All of this had taken so long that the tide changed to a favoring flood just as we reached the Double Bluff turning mark, and while the breeze was light and on the nose, we were moving and had improved our position with all the beach tacking.

Then across the Strait to Point No Point where a strange forest of masts appeared. It was the Marrowstone gang, it was everyone stuck in no wind and a strange tide-caused lumpy sea. Some boats had sails up, others did not and we all just bobbed around waiting for something until boats started peeling of motoring south to Shilshole, done for the day.
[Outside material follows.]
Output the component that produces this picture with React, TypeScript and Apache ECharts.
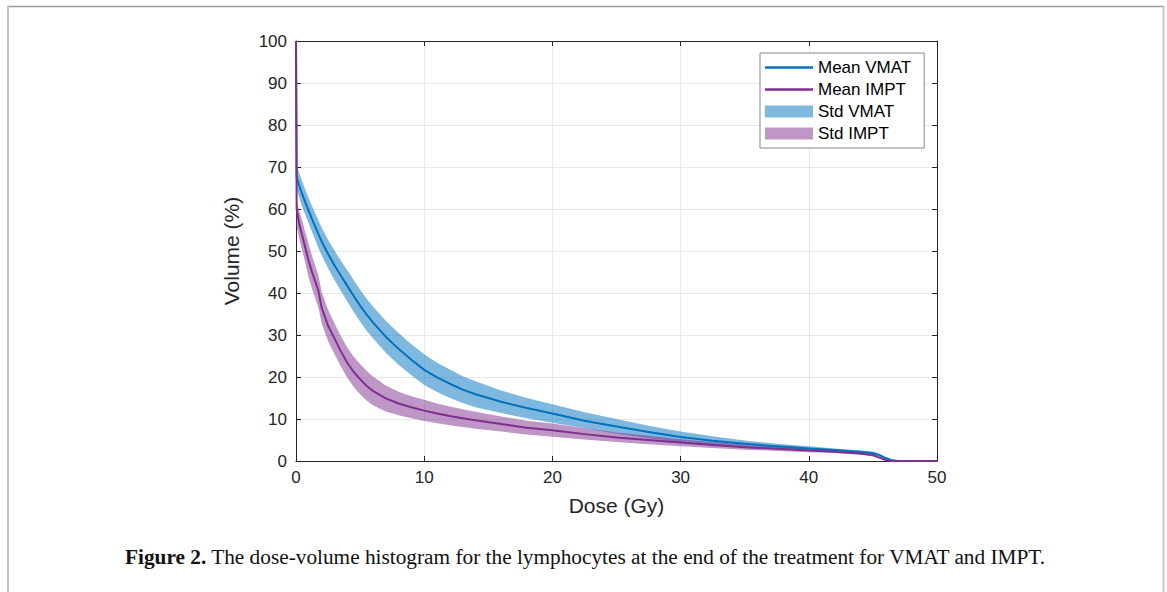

Well, not quite, for no sooner had almost all of us begun motoring south, than a huge southerly filled in and we were suddenly in 20 knots of wind against a big flood tide. Some kept motoring. Some motorsailed. Some bashed south on a single sail. We dropped the jib, flattened the main and headed across the Strait only to find really big breaking seas building and building so we tacked back toward the Kingston shore with the notion that we’d leave the boat in the marina and catch the ferry back to the mainland and a wife pickup.

But then we thought, let’s reach across to Edmonds and leave the boat there. So we did that with another Moore doing the same. Wild ride across big breaking seas at 7 to 9 knots worrying about how we were going to handle the marina entrance as the motor had stopped running and the sea state really precluded messing with it. So we made it, roared into the marina, tacked once or twice into a slip helped by several other escapees from the race.

In fact, it was Moore central with 3 of the five competitors tying up and heading to the bar. We tied up the boat, had a stiff drink and called my wife for pickup. The boat is still at the Edmond’s marina awaiting the passing of the strong southerly blowing through the Straits.

No Moore finished the long course on either day in the time alloted so finishes will be sorted out according to the Double Bluff turning mark times. But then, only a few of 109 boats finished the course in time on Sunday. Results are still being figured as the Double Bluff times filter in but it looks like Katherine and Bill on #124 finished very well.

Was it a race? Well, very much so at times. But it was also an endurance, a lark, a mess, a joke and a not-to-be-forgotten event.